- TASK DIRECTIONS
Take the lines from the top down to and including the one with "Y_DOMAIN = [2965.4, 3518.8]" and repeat them exactly. Omit images.

- COLLECTED MATERIAL
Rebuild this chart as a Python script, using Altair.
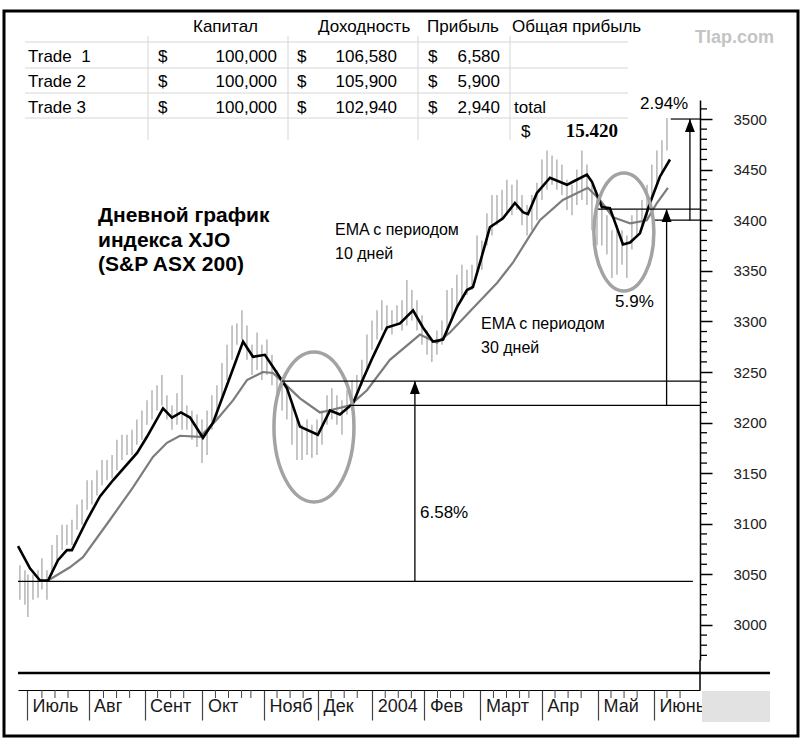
import json
import pandas as pd
import altair as alt

# ---------------- scale geometry (days since 1 Jul 2003, index points) ----------------
X_DOMAIN = [-4.82, 360.7]
Y_DOMAIN = [2965.4, 3518.8]

# ---------------- daily price bars ----------------
bar_day = [-3.8, -1.1, 0.5, 3.2, 5.9, 8.0, 10.7, 13.4, 16.1, 18.8,
           21.4, 24.1, 26.8, 29.5, 32.2, 34.8, 37.5, 40.2, 42.9, 45.6,
           48.2, 50.9, 53.6, 56.3, 58.9, 61.6, 64.3, 67.0, 69.7, 72.3,
           75.0, 77.7, 80.4, 83.1, 85.7, 88.4, 91.1, 93.8, 96.5, 99.1,
           101.8, 104.5, 107.2, 109.9, 112.5, 115.2, 117.9, 120.6, 123.3, 125.9,
           128.6, 131.3, 134.0, 136.7, 139.3, 142.0, 144.7, 147.4, 150.1, 152.7,
           155.4, 158.1, 160.8, 163.4, 166.1, 168.8, 171.5, 174.2, 176.8, 179.5,
           182.2, 184.9, 187.6, 190.2, 192.9, 195.6, 198.3, 201.0, 203.6, 206.3,
           209.0, 211.7, 214.4, 217.0, 219.7, 222.4, 225.1, 227.8, 230.4, 233.1,
           235.8, 238.5, 241.2, 243.8, 246.5, 249.2, 251.9, 254.6, 257.2, 259.9,
           262.6, 265.3, 268.0, 270.6, 273.3, 276.0, 278.7, 281.4, 284.0, 286.7,
           289.4, 292.1, 294.7, 297.4, 300.1, 302.8, 305.5, 308.1, 310.8, 313.5,
           316.2, 318.9, 321.5, 324.2, 326.9, 329.6, 332.3, 334.9, 337.6, 340.3,
           343.0]
bar_high = [3059, 3054, 3050, 3050, 3054, 3066, 3054, 3079, 3089, 3099,
            3099, 3104, 3119, 3124, 3143, 3143, 3153, 3163, 3163, 3168,
            3183, 3188, 3188, 3193, 3203, 3212, 3222, 3232, 3237, 3247,
            3227, 3217, 3229, 3247, 3217, 3212, 3208, 3203, 3212, 3227,
            3237, 3259, 3277, 3296, 3298, 3311, 3296, 3277, 3289, 3277,
            3282, 3267, 3252, 3242, 3232, 3217, 3203, 3198, 3203, 3198,
            3203, 3212, 3227, 3234, 3227, 3222, 3232, 3242, 3247, 3262,
            3287, 3301, 3311, 3321, 3316, 3311, 3316, 3321, 3341, 3331,
            3321, 3306, 3291, 3282, 3291, 3301, 3331, 3333, 3346, 3356,
            3351, 3356, 3385, 3380, 3407, 3425, 3425, 3430, 3440, 3435,
            3440, 3425, 3415, 3425, 3437, 3460, 3469, 3464, 3460, 3455,
            3440, 3435, 3450, 3469, 3455, 3435, 3425, 3415, 3405, 3390,
            3395, 3390, 3385, 3405, 3410, 3420, 3435, 3455, 3469, 3479,
            3501]
bar_low = [3025, 3020, 3008, 3025, 3027, 3035, 3025, 3050, 3064, 3074,
           3079, 3079, 3094, 3099, 3114, 3119, 3128, 3138, 3143, 3145,
           3153, 3163, 3168, 3168, 3178, 3183, 3198, 3203, 3212, 3217,
           3203, 3193, 3198, 3193, 3193, 3183, 3176, 3160, 3168, 3193,
           3203, 3222, 3242, 3262, 3277, 3282, 3262, 3247, 3252, 3242,
           3247, 3237, 3222, 3212, 3203, 3178, 3163, 3163, 3168, 3165,
           3168, 3178, 3198, 3203, 3198, 3188, 3208, 3212, 3222, 3237,
           3252, 3272, 3282, 3291, 3291, 3287, 3296, 3291, 3296, 3301,
           3291, 3277, 3267, 3260, 3267, 3277, 3287, 3301, 3311, 3321,
           3326, 3331, 3346, 3351, 3375, 3385, 3395, 3400, 3405, 3405,
           3410, 3395, 3385, 3390, 3400, 3420, 3430, 3435, 3430, 3425,
           3410, 3405, 3415, 3420, 3415, 3390, 3375, 3375, 3366, 3343,
           3346, 3356, 3343, 3371, 3385, 3392, 3400, 3420, 3435, 3445,
           3469]

# ---------------- moving averages ----------------
ema10_day = [-4.8, 1.6, 7.0, 11.3, 16.6, 21.4, 24.1, 32.2, 39.1, 46.1,
             59.0, 64.3, 72.9, 77.7, 82.5, 87.4, 94.3, 99.7, 108.8, 115.8,
             121.1, 127.5, 134.0, 139.3, 146.3, 155.9, 162.4, 167.7, 174.7, 180.1,
             185.4, 192.9, 199.9, 206.9, 212.2, 217.6, 223.0, 230.4, 235.8, 239.0,
             242.8, 248.1, 255.1, 261.5, 265.8, 268.5, 273.3, 280.3, 289.4, 292.6,
             300.1, 302.8, 308.1, 312.4, 319.4, 323.2, 328.5, 333.9, 339.2, 344.6]
ema10_val = [3078, 3056, 3044, 3044, 3064, 3074, 3074, 3104, 3127, 3143,
             3170, 3186, 3214, 3205, 3210, 3205, 3185, 3200, 3245, 3280,
             3265, 3267, 3249, 3234, 3196, 3188, 3212, 3208, 3219, 3243,
             3265, 3294, 3298, 3311, 3294, 3280, 3282, 3314, 3331, 3334,
             3358, 3393, 3402, 3417, 3408, 3406, 3427, 3442, 3435, 3438,
             3445, 3438, 3413, 3412, 3376, 3378, 3387, 3417, 3443, 3460]

ema30_day = [11.3, 23.0, 30.0, 44.5, 56.8, 67.5, 75.0, 82.0, 92.7, 101.8,
             110.4, 117.9, 126.5, 131.8, 137.2, 146.3, 157.0, 164.0, 173.1, 182.2,
             194.5, 210.6, 219.7, 226.7, 239.0, 251.9, 260.4, 269.6, 274.9, 287.2,
             300.6, 307.1, 314.0, 323.2, 332.2, 337.6, 343.5]
ema30_val = [3044, 3057, 3067, 3104, 3136, 3166, 3180, 3187, 3186, 3203,
             3222, 3242, 3250, 3249, 3240, 3224, 3210, 3213, 3217, 3232,
             3262, 3287, 3279, 3289, 3313, 3338, 3358, 3385, 3400, 3420,
             3432, 3420, 3403, 3397, 3400, 3417, 3432]

# ---------------- annotation levels / arrows / ellipses ----------------
level_val = [3043, 3241, 3217, 3411, 3400, 3500]
level_start = [-4.82, 136.7, 173.1, 306.0, 336.6, 345.0]
level_end = [356.9, 360.7, 360.7, 360.7, 360.7, 360.7]

arrow_day = [207.9, 342.8, 355.3]
arrow_base = [3043, 3217, 3400]
arrow_tip = [3241, 3411, 3500]

ellipse_day = [153.8, 319.9]
ellipse_val = [3195.7, 3388.4]

# ---------------- axes ----------------
month_ticks = [0, 33, 63, 94, 127, 156, 185, 213, 243, 276, 306, 336]
month_labels = ["Июль", "Авг", "Сент", "Окт", "Нояб", "Дек", "2004",
                "Фев", "Март", "Апр", "Май", "Июнь"]
price_ticks = [3000, 3050, 3100, 3150, 3200, 3250, 3300, 3350, 3400, 3450, 3500]
minor_price_ticks = [2970, 2980, 2990, 3010, 3020, 3030, 3040, 3060, 3070, 3080, 3090,
                     3110, 3120, 3130, 3140, 3160, 3170, 3180, 3190, 3210, 3220, 3230,
                     3240, 3260, 3270, 3280, 3290, 3310, 3320, 3330, 3340, 3360, 3370,
                     3380, 3390, 3410, 3420, 3430, 3440, 3460, 3470, 3480, 3490, 3510]
minor_day_ticks = [8, 15, 22, 41, 48, 55, 70, 77, 84, 101, 108, 115, 120, 134, 141, 148,
                   163, 170, 177, 192, 199, 206, 220, 227, 234, 250, 257, 264, 269,
                   283, 290, 297, 313, 320, 327, 343, 350]

# ---------------- table ----------------
headers = ["Капитал", "Доходность", "Прибыль", "Общая прибыль"]
trade_names = ["Trade\u00a0 1", "Trade 2", "Trade 3"]
capital = ["100,000", "100,000", "100,000"]
proceeds = ["106,580", "105,900", "102,940"]
profit = ["6,580", "5,900", "2,940"]
total_profit = "15.420"

FONT = "Liberation Sans"
xs = alt.Scale(domain=X_DOMAIN, nice=False, zero=False)
ys = alt.Scale(domain=Y_DOMAIN, nice=False, zero=False)
one = pd.DataFrame({"k": [0]})


def X(field):
    return alt.X(field, scale=xs, title=None)


def Y(field):
    return alt.Y(field, scale=ys, title=None)


def px_text(rows, align="left", size=17, weight="normal", font=FONT, color="black"):
    layers = []
    for px, py, t in rows:
        layers.append(alt.Chart(one).mark_text(
            align=align, baseline="alphabetic", fontSize=size, fontWeight=weight,
            font=font, color=color
        ).encode(x=alt.value(px), y=alt.value(py), text=alt.value(t)))
    return layers


def px_rules(rows, color, width):
    layers = []
    for x1, x2, y1, y2 in rows:
        layers.append(alt.Chart(one).mark_rule(color=color, strokeWidth=width).encode(
            x=alt.value(x1), x2=alt.value(x2), y=alt.value(y1), y2=alt.value(y2)))
    return layers


# price bars carry the axes
label_expr = (f"{json.dumps(month_labels, ensure_ascii=False)}"
              f"[indexof({json.dumps(month_ticks)}, datum.value)]")
bars_df = pd.DataFrame({"day": bar_day, "hi": bar_high, "lo": bar_low})
bars = alt.Chart(bars_df).mark_rule(color="#a9a9a9", strokeWidth=1.3).encode(
    x=alt.X("day:Q", scale=xs, title=None, axis=alt.Axis(
        orient="bottom", offset=30, values=month_ticks, tickSize=30, tickColor="#444",
        tickWidth=1.2, domainColor="black", domainWidth=1, labelAlign="left",
        labelBaseline="middle", labelPadding=-14, labelOffset=5, labelFont=FONT,
        labelFontSize=18, labelColor="#1a1a1a", labelExpr=label_expr,
        labelOverlap=False, labelFlush=False, labelBound=False, grid=False)),
    y=alt.Y("lo:Q", scale=ys, title=None, axis=alt.Axis(
        orient="right", values=price_ticks, format="d", tickSize=12, tickColor="black",
        tickWidth=1.5, domainColor="black", domainWidth=1.5, labelPadding=21,
        labelFont=FONT, labelFontSize=15, labelColor="#222", grid=False,
        labelFlush=False)),
    y2="hi:Q",
)

ema30 = alt.Chart(pd.DataFrame({"day": ema30_day, "val": ema30_val})).mark_line(
    color="#7c7c7c", strokeWidth=2.2).encode(x=X("day:Q"), y=Y("val:Q"))
ema10 = alt.Chart(pd.DataFrame({"day": ema10_day, "val": ema10_val})).mark_line(
    color="black", strokeWidth=2.6).encode(x=X("day:Q"), y=Y("val:Q"))

ell_shapes = [
    "M0,-1 C0.2946,-1 0.5333,-0.5523 0.5333,0 C0.5333,0.5523 0.2946,1 0,1 "
    "C-0.2946,1 -0.5333,0.5523 -0.5333,0 C-0.5333,-0.5523 -0.2946,-1 0,-1 Z",
    "M0,-1 C0.2808,-1 0.5085,-0.5523 0.5085,0 C0.5085,0.5523 0.2808,1 0,1 "
    "C-0.2808,1 -0.5085,0.5523 -0.5085,0 C-0.5085,-0.5523 -0.2808,-1 0,-1 Z",
]
ell_sizes = [22500, 13924]
ellipses = []
for i in range(2):
    ellipses.append(
        alt.Chart(pd.DataFrame({"day": [ellipse_day[i]], "val": [ellipse_val[i]]})).mark_point(
            shape=ell_shapes[i], size=ell_sizes[i], filled=False, stroke="#a3a3a3",
            strokeWidth=3.5, opacity=1).encode(x=X("day:Q"), y=Y("val:Q")))

levels = alt.Chart(pd.DataFrame({"s": level_start, "e": level_end, "v": level_val})).mark_rule(
    color="black", strokeWidth=1.2).encode(x=X("s:Q"), x2="e:Q", y=Y("v:Q"))

arr_df = pd.DataFrame({"day": arrow_day, "b": arrow_base, "t": arrow_tip})
shafts = alt.Chart(arr_df).mark_rule(color="black", strokeWidth=1.3).encode(
    x=X("day:Q"), y=Y("b:Q"), y2="t:Q")
heads = alt.Chart(arr_df).mark_point(
    shape="M0,0 L-0.38,1 L0.38,1 Z", size=676, filled=True, color="black", opacity=1).encode(
    x=X("day:Q"), y=Y("t:Q"))

minor_x = alt.Chart(pd.DataFrame({"day": minor_day_ticks})).mark_rule(
    color="#444", strokeWidth=1).encode(x=X("day:Q"), y=alt.value(590), y2=alt.value(598))
minor_y = alt.Chart(pd.DataFrame({"v": minor_price_ticks})).mark_rule(
    color="black", strokeWidth=1.3).encode(y=Y("v:Q"), x=alt.value(682), x2=alt.value(689))

# ---------------- decorations placed in pixels ----------------
frame = alt.Chart(one).mark_rect(fillOpacity=0, stroke="black", strokeWidth=3).encode(
    x=alt.value(-14), x2=alt.value(780), y=alt.value(-89), y2=alt.value(636))
gray_box = alt.Chart(one).mark_rect(color="#e2e2e2").encode(
    x=alt.value(684), x2=alt.value(752), y=alt.value(591), y2=alt.value(622))

row_y = [-38, -13, 13]
grid_rows = [[7, 610, y, y] for y in [-58, -32, -7, 18]] + \
            [[x, x, -64, 40] for x in [130, 270, 400, 492]]
table_grid = px_rules(grid_rows, "#d6d6d6", 1)

left_rows = [[x, -68, h] for x, h in zip([175, 300, 409, 494], headers)]
for i, y in enumerate(row_y):
    left_rows.append([10, y, trade_names[i]])
    left_rows += [[140, y, "$"], [279, y, "$"], [410, y, "$"]]
left_rows.append([496, 13, "total"])
left_rows.append([503, 37, "$"])
table_left = px_text(left_rows)

right_rows = []
for i, y in enumerate(row_y):
    right_rows += [[259, y, capital[i]], [379, y, proceeds[i]], [482, y, profit[i]]]
table_right = px_text(right_rows, align="right")
table_total = px_text([[600, 37, total_profit]], align="right", size=19, weight="bold",
                      font="Liberation Serif")
watermark = px_text([[677, -57, "Tlap.com"]], size=18, weight="bold", color="#c4c4c4")

title_text = px_text([[80, 122, "Дневной график"], [80, 147, "индекса XJO"],
                      [80, 171, "(S&P ASX 200)"]], size=21, weight="bold")
ema_text = px_text([[317, 135, "EMA с периодом"], [317, 159, "10 дней"],
                    [463, 229, "EMA с периодом"], [463, 253, "30 дней"]], size=16)
pct_text = px_text([[402, 418, "6.58%"], [597, 207, "5.9%"], [622, 9, "2.94%"]], size=17)

bottom_lines = px_rules([[0, 752, 573, 573]], "black", 2.5)
axis_ext = px_rules([[682, 682, 560, 590]], "black", 1.5)

chart = alt.layer(
    bars, ema30, ema10, *ellipses, levels, shafts, heads, minor_x, minor_y,
    gray_box, frame, *table_grid, *table_left, *table_right, *table_total, *watermark,
    *title_text, *ema_text, *pct_text, *bottom_lines, *axis_ext,
).properties(
    width=682, height=560,
    padding={"left": 18, "top": 100, "right": 102, "bottom": 90},
    autosize=alt.AutoSizeParams(type="none"),
    background="white",
).configure_view(strokeWidth=0)

chart.save("out.html", embed_options={"renderer": "svg", "actions": False})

- RESPONSE
Rebuild this chart as a Python script, using Altair.
import json
import pandas as pd
import altair as alt

# ---------------- scale geometry (days since 1 Jul 2003, index points) ----------------
X_DOMAIN = [-4.82, 360.7]
Y_DOMAIN = [2965.4, 3518.8]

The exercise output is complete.